Dataset content:
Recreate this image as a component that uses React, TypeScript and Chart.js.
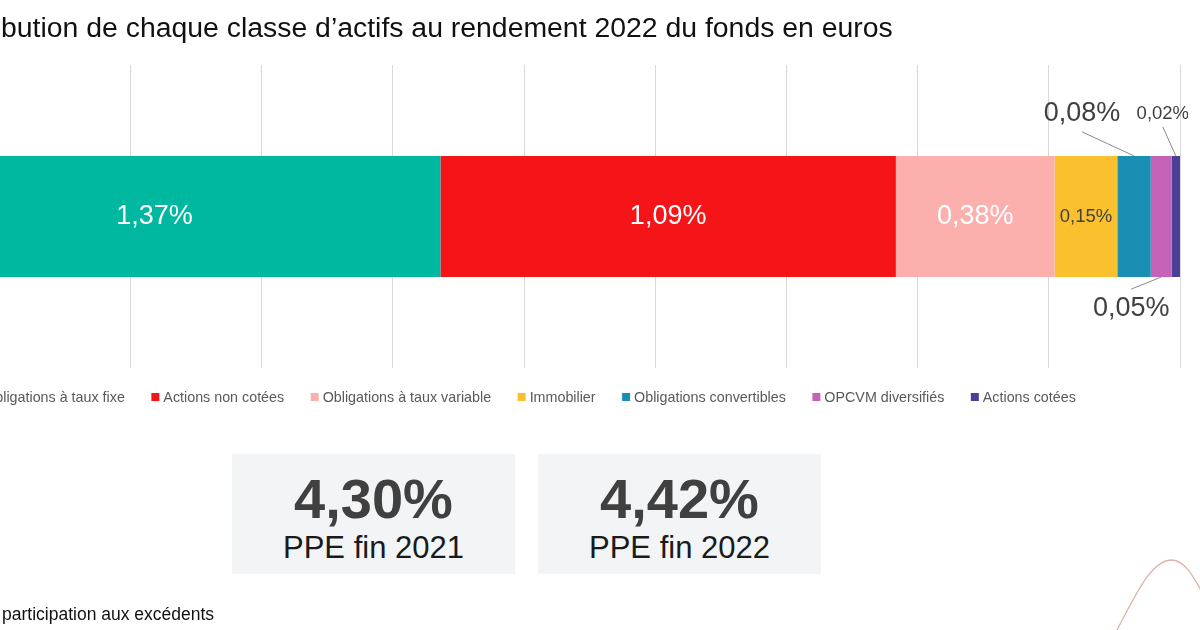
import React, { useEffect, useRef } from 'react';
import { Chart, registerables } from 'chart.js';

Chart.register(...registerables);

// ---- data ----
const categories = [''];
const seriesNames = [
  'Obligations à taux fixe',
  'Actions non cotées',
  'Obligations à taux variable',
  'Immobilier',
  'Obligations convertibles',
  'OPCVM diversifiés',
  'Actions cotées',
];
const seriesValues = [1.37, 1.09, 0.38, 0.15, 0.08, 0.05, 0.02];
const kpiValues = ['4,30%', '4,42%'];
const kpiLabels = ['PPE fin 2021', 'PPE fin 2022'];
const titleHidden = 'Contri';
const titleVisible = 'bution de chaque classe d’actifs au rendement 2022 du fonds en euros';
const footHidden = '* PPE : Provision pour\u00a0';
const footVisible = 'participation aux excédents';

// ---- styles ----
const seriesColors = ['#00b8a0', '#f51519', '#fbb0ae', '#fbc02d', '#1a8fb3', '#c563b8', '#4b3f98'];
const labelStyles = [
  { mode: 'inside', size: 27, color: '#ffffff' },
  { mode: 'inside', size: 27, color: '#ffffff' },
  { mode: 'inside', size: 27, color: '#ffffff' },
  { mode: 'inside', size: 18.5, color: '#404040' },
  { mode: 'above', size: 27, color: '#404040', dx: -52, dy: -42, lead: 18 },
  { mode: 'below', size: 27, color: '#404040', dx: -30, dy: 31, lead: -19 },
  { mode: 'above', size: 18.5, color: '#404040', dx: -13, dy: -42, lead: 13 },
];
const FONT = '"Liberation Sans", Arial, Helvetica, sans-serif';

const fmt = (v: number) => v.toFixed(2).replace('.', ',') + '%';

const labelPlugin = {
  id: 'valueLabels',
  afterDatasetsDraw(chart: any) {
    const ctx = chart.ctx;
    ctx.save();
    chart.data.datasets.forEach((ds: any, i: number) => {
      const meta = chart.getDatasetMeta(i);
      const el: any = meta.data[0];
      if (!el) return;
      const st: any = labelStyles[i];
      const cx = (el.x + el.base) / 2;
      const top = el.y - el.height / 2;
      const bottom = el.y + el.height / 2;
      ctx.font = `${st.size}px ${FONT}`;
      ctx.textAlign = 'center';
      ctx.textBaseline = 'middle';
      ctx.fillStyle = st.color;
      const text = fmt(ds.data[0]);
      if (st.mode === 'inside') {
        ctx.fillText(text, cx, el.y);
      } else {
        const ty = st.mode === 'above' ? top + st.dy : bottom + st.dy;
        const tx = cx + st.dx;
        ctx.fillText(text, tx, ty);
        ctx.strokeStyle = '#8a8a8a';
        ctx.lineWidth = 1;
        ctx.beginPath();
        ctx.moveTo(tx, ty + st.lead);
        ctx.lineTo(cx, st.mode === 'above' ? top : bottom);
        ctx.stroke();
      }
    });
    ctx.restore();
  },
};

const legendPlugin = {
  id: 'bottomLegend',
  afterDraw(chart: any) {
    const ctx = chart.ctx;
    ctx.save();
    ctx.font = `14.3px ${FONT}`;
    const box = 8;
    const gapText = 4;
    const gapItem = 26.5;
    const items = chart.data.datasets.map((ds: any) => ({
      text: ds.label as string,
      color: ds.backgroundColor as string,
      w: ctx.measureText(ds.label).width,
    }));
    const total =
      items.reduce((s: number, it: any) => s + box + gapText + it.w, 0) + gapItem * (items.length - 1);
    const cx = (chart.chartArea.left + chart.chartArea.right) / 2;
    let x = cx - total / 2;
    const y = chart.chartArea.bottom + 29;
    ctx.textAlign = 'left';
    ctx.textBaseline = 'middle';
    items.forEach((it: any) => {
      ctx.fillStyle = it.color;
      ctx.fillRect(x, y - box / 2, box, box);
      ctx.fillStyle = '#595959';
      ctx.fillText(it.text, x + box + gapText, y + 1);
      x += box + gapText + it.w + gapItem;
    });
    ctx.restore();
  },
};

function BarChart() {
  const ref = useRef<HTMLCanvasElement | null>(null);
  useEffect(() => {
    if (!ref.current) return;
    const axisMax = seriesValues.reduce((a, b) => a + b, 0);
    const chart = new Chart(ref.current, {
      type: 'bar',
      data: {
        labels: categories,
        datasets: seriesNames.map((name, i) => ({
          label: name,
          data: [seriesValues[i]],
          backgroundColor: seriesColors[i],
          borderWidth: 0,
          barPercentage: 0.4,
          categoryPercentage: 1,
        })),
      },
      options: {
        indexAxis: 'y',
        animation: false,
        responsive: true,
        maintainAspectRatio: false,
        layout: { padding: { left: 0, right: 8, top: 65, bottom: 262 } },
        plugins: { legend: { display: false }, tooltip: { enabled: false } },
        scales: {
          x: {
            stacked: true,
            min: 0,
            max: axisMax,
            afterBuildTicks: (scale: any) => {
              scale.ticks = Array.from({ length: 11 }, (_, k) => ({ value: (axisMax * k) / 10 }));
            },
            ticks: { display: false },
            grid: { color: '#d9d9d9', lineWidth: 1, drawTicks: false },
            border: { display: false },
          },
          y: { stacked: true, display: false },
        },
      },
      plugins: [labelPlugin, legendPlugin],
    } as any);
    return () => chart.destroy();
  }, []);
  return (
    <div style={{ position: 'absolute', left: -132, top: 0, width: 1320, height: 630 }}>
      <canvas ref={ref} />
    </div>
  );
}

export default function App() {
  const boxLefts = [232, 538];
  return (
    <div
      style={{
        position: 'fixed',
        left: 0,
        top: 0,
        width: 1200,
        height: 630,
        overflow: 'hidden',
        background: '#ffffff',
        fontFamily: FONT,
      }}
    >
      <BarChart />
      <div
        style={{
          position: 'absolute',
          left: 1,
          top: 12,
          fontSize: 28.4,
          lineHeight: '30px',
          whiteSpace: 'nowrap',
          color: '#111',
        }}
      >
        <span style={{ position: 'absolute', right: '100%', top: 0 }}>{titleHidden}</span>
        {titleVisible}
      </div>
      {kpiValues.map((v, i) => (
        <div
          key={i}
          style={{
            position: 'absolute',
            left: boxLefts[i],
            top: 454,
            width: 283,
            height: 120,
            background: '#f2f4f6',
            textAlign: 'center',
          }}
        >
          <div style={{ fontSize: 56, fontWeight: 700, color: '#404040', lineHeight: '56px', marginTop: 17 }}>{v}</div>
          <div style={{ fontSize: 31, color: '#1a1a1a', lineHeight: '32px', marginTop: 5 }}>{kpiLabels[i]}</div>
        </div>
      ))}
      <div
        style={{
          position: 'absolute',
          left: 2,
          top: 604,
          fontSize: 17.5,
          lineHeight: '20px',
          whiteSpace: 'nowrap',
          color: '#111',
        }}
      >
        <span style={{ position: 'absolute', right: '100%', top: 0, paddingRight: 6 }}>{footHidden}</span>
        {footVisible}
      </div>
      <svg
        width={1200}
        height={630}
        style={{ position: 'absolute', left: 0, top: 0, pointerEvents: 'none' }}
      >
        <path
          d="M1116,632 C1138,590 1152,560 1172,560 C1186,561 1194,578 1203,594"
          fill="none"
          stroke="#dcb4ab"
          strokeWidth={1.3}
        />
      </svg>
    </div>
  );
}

Instructions for the task: Give again exactly the lines running from the beginning of the material above through the line that contains "const fmt = (v: number)", and leave out every picture.

Finished task:
Recreate this image as a component that uses React, TypeScript and Chart.js.
import React, { useEffect, useRef } from 'react';
import { Chart, registerables } from 'chart.js';

Chart.register(...registerables);

// ---- data ----
const categories = [''];
const seriesNames = [
  'Obligations à taux fixe',
  'Actions non cotées',
  'Obligations à taux variable',
  'Immobilier',
  'Obligations convertibles',
  'OPCVM diversifiés',
  'Actions cotées',
];
const seriesValues = [1.37, 1.09, 0.38, 0.15, 0.08, 0.05, 0.02];
const kpiValues = ['4,30%', '4,42%'];
const kpiLabels = ['PPE fin 2021', 'PPE fin 2022'];
const titleHidden = 'Contri';
const titleVisible = 'bution de chaque classe d’actifs au rendement 2022 du fonds en euros';
const footHidden = '* PPE : Provision pour\u00a0';
const footVisible = 'participation aux excédents';

// ---- styles ----
const seriesColors = ['#00b8a0', '#f51519', '#fbb0ae', '#fbc02d', '#1a8fb3', '#c563b8', '#4b3f98'];
const labelStyles = [
  { mode: 'inside', size: 27, color: '#ffffff' },
  { mode: 'inside', size: 27, color: '#ffffff' },
  { mode: 'inside', size: 27, color: '#ffffff' },
  { mode: 'inside', size: 18.5, color: '#404040' },
  { mode: 'above', size: 27, color: '#404040', dx: -52, dy: -42, lead: 18 },
  { mode: 'below', size: 27, color: '#404040', dx: -30, dy: 31, lead: -19 },
  { mode: 'above', size: 18.5, color: '#404040', dx: -13, dy: -42, lead: 13 },
];
const FONT = '"Liberation Sans", Arial, Helvetica, sans-serif';

const fmt = (v: number) => v.toFixed(2).replace('.', ',') + '%';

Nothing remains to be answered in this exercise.